'''
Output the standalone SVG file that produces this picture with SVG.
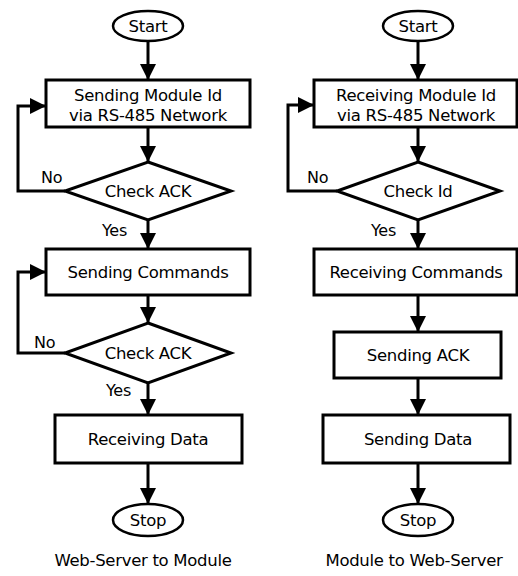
<svg xmlns="http://www.w3.org/2000/svg" width="518" height="576" viewBox="0 0 518 576">
<style>
.shape{fill:#fff;stroke:#000;stroke-width:3}
.ell{fill:#fff;stroke:#000;stroke-width:2.5}
.conn{fill:none;stroke:#000;stroke-width:3}
text{font-family:"DejaVu Sans",Verdana,sans-serif;font-size:16.5px;letter-spacing:-0.3px;fill:#000}
.c{text-anchor:middle}
.lbl{font-size:16px}
</style>
<defs>
<marker id="ah" markerUnits="userSpaceOnUse" markerWidth="16" markerHeight="16" viewBox="0 0 16 16" refX="16" refY="8" orient="auto">
<path d="M0,0 L16,8 L0,16 Z" fill="#000"/>
</marker>
</defs>
<rect width="518" height="576" fill="#fff"/>
<g id="connectors">
<line class="conn" x1="148" y1="41" x2="148" y2="80" marker-end="url(#ah)"/>
<line class="conn" x1="148" y1="127" x2="148" y2="162" marker-end="url(#ah)"/>
<polyline class="conn" points="65,191 18,191 18,106 46,106" marker-end="url(#ah)"/>
<line class="conn" x1="148" y1="220" x2="148" y2="249" marker-end="url(#ah)"/>
<line class="conn" x1="148" y1="295" x2="148" y2="323" marker-end="url(#ah)"/>
<polyline class="conn" points="65,353 18,353 18,272 46,272" marker-end="url(#ah)"/>
<line class="conn" x1="148" y1="383" x2="148" y2="415" marker-end="url(#ah)"/>
<line class="conn" x1="148" y1="463" x2="148" y2="504" marker-end="url(#ah)"/>
<line class="conn" x1="418" y1="41" x2="418" y2="80" marker-end="url(#ah)"/>
<line class="conn" x1="418" y1="127" x2="418" y2="162" marker-end="url(#ah)"/>
<polyline class="conn" points="337,191 288,191 288,105 314,105" marker-end="url(#ah)"/>
<line class="conn" x1="418" y1="220" x2="418" y2="249" marker-end="url(#ah)"/>
<line class="conn" x1="418" y1="295" x2="418" y2="332" marker-end="url(#ah)"/>
<line class="conn" x1="418" y1="378" x2="418" y2="415" marker-end="url(#ah)"/>
<line class="conn" x1="418" y1="463" x2="418" y2="504" marker-end="url(#ah)"/>
<text class="lbl" x="41" y="183">No</text>
<text class="lbl" x="102" y="236">Yes</text>
<text class="lbl" x="34" y="348">No</text>
<text class="lbl" x="106" y="396">Yes</text>
<text class="lbl" x="307" y="183">No</text>
<text class="lbl" x="371" y="236">Yes</text>
</g>
<g id="start1"><ellipse class="ell" cx="148" cy="26" rx="35" ry="15"/><text class="c" x="148" y="32">Start</text></g>
<g id="send-id"><rect class="shape" x="46" y="80" width="204" height="47"/><text class="c" x="148" y="101">Sending Module Id</text><text class="c" x="148" y="121">via RS-485 Network</text></g>
<g id="check-ack1"><polygon class="shape" points="148,162 231,191 148,220 65,191"/><text class="c" x="148" y="197">Check ACK</text></g>
<g id="send-cmd"><rect class="shape" x="46" y="249" width="204" height="46"/><text class="c" x="148" y="278">Sending Commands</text></g>
<g id="check-ack2"><polygon class="shape" points="148,323 231,353 148,383 65,353"/><text class="c" x="148" y="359">Check ACK</text></g>
<g id="recv-data"><rect class="shape" x="55" y="415" width="187" height="48"/><text class="c" x="148" y="445">Receiving Data</text></g>
<g id="stop1"><ellipse class="ell" cx="148" cy="520" rx="35" ry="16"/><text class="c" x="148" y="526">Stop</text></g>
<g id="caption1"><text class="c" x="143" y="566">Web-Server to Module</text></g>
<g id="start2"><ellipse class="ell" cx="418" cy="26" rx="35" ry="15"/><text class="c" x="418" y="32">Start</text></g>
<g id="recv-id"><rect class="shape" x="314" y="80" width="203" height="47"/><text class="c" x="416" y="101">Receiving Module Id</text><text class="c" x="416" y="121">via RS-485 Network</text></g>
<g id="check-id"><polygon class="shape" points="418,162 500,191 418,220 337,191"/><text class="c" x="418" y="197">Check Id</text></g>
<g id="recv-cmd"><rect class="shape" x="314" y="249" width="203" height="46"/><text class="c" x="416" y="278">Receiving Commands</text></g>
<g id="send-ack"><rect class="shape" x="334" y="332" width="167" height="46"/><text class="c" x="418" y="361">Sending ACK</text></g>
<g id="send-data"><rect class="shape" x="323" y="415" width="187" height="48"/><text class="c" x="418" y="445">Sending Data</text></g>
<g id="stop2"><ellipse class="ell" cx="418" cy="520" rx="35" ry="16"/><text class="c" x="418" y="526">Stop</text></g>
<g id="caption2"><text class="c" x="414" y="566">Module to Web-Server</text></g>
</svg>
'''
§ CHALLENGE
Omit the pictures, then output the rest of the listing exactly.

§ SOLUTION TO THIS TASK
Output the standalone SVG file that produces this picture with SVG.
<svg xmlns="http://www.w3.org/2000/svg" width="518" height="576" viewBox="0 0 518 576">
<style>
.shape{fill:#fff;stroke:#000;stroke-width:3}
.ell{fill:#fff;stroke:#000;stroke-width:2.5}
.conn{fill:none;stroke:#000;stroke-width:3}
text{font-family:"DejaVu Sans",Verdana,sans-serif;font-size:16.5px;letter-spacing:-0.3px;fill:#000}
.c{text-anchor:middle}
.lbl{font-size:16px}
</style>
<defs>
<marker id="ah" markerUnits="userSpaceOnUse" markerWidth="16" markerHeight="16" viewBox="0 0 16 16" refX="16" refY="8" orient="auto">
<path d="M0,0 L16,8 L0,16 Z" fill="#000"/>
</marker>
</defs>
<rect width="518" height="576" fill="#fff"/>
<g id="connectors">
<line class="conn" x1="148" y1="41" x2="148" y2="80" marker-end="url(#ah)"/>
<line class="conn" x1="148" y1="127" x2="148" y2="162" marker-end="url(#ah)"/>
<polyline class="conn" points="65,191 18,191 18,106 46,106" marker-end="url(#ah)"/>
<line class="conn" x1="148" y1="220" x2="148" y2="249" marker-end="url(#ah)"/>
<line class="conn" x1="148" y1="295" x2="148" y2="323" marker-end="url(#ah)"/>
<polyline class="conn" points="65,353 18,353 18,272 46,272" marker-end="url(#ah)"/>
<line class="conn" x1="148" y1="383" x2="148" y2="415" marker-end="url(#ah)"/>
<line class="conn" x1="148" y1="463" x2="148" y2="504" marker-end="url(#ah)"/>
<line class="conn" x1="418" y1="41" x2="418" y2="80" marker-end="url(#ah)"/>
<line class="conn" x1="418" y1="127" x2="418" y2="162" marker-end="url(#ah)"/>
<polyline class="conn" points="337,191 288,191 288,105 314,105" marker-end="url(#ah)"/>
<line class="conn" x1="418" y1="220" x2="418" y2="249" marker-end="url(#ah)"/>
<line class="conn" x1="418" y1="295" x2="418" y2="332" marker-end="url(#ah)"/>
<line class="conn" x1="418" y1="378" x2="418" y2="415" marker-end="url(#ah)"/>
<line class="conn" x1="418" y1="463" x2="418" y2="504" marker-end="url(#ah)"/>
<text class="lbl" x="41" y="183">No</text>
<text class="lbl" x="102" y="236">Yes</text>
<text class="lbl" x="34" y="348">No</text>
<text class="lbl" x="106" y="396">Yes</text>
<text class="lbl" x="307" y="183">No</text>
<text class="lbl" x="371" y="236">Yes</text>
</g>
<g id="start1"><ellipse class="ell" cx="148" cy="26" rx="35" ry="15"/><text class="c" x="148" y="32">Start</text></g>
<g id="send-id"><rect class="shape" x="46" y="80" width="204" height="47"/><text class="c" x="148" y="101">Sending Module Id</text><text class="c" x="148" y="121">via RS-485 Network</text></g>
<g id="check-ack1"><polygon class="shape" points="148,162 231,191 148,220 65,191"/><text class="c" x="148" y="197">Check ACK</text></g>
<g id="send-cmd"><rect class="shape" x="46" y="249" width="204" height="46"/><text class="c" x="148" y="278">Sending Commands</text></g>
<g id="check-ack2"><polygon class="shape" points="148,323 231,353 148,383 65,353"/><text class="c" x="148" y="359">Check ACK</text></g>
<g id="recv-data"><rect class="shape" x="55" y="415" width="187" height="48"/><text class="c" x="148" y="445">Receiving Data</text></g>
<g id="stop1"><ellipse class="ell" cx="148" cy="520" rx="35" ry="16"/><text class="c" x="148" y="526">Stop</text></g>
<g id="caption1"><text class="c" x="143" y="566">Web-Server to Module</text></g>
<g id="start2"><ellipse class="ell" cx="418" cy="26" rx="35" ry="15"/><text class="c" x="418" y="32">Start</text></g>
<g id="recv-id"><rect class="shape" x="314" y="80" width="203" height="47"/><text class="c" x="416" y="101">Receiving Module Id</text><text class="c" x="416" y="121">via RS-485 Network</text></g>
<g id="check-id"><polygon class="shape" points="418,162 500,191 418,220 337,191"/><text class="c" x="418" y="197">Check Id</text></g>
<g id="recv-cmd"><rect class="shape" x="314" y="249" width="203" height="46"/><text class="c" x="416" y="278">Receiving Commands</text></g>
<g id="send-ack"><rect class="shape" x="334" y="332" width="167" height="46"/><text class="c" x="418" y="361">Sending ACK</text></g>
<g id="send-data"><rect class="shape" x="323" y="415" width="187" height="48"/><text class="c" x="418" y="445">Sending Data</text></g>
<g id="stop2"><ellipse class="ell" cx="418" cy="520" rx="35" ry="16"/><text class="c" x="418" y="526">Stop</text></g>
<g id="caption2"><text class="c" x="414" y="566">Module to Web-Server</text></g>
</svg>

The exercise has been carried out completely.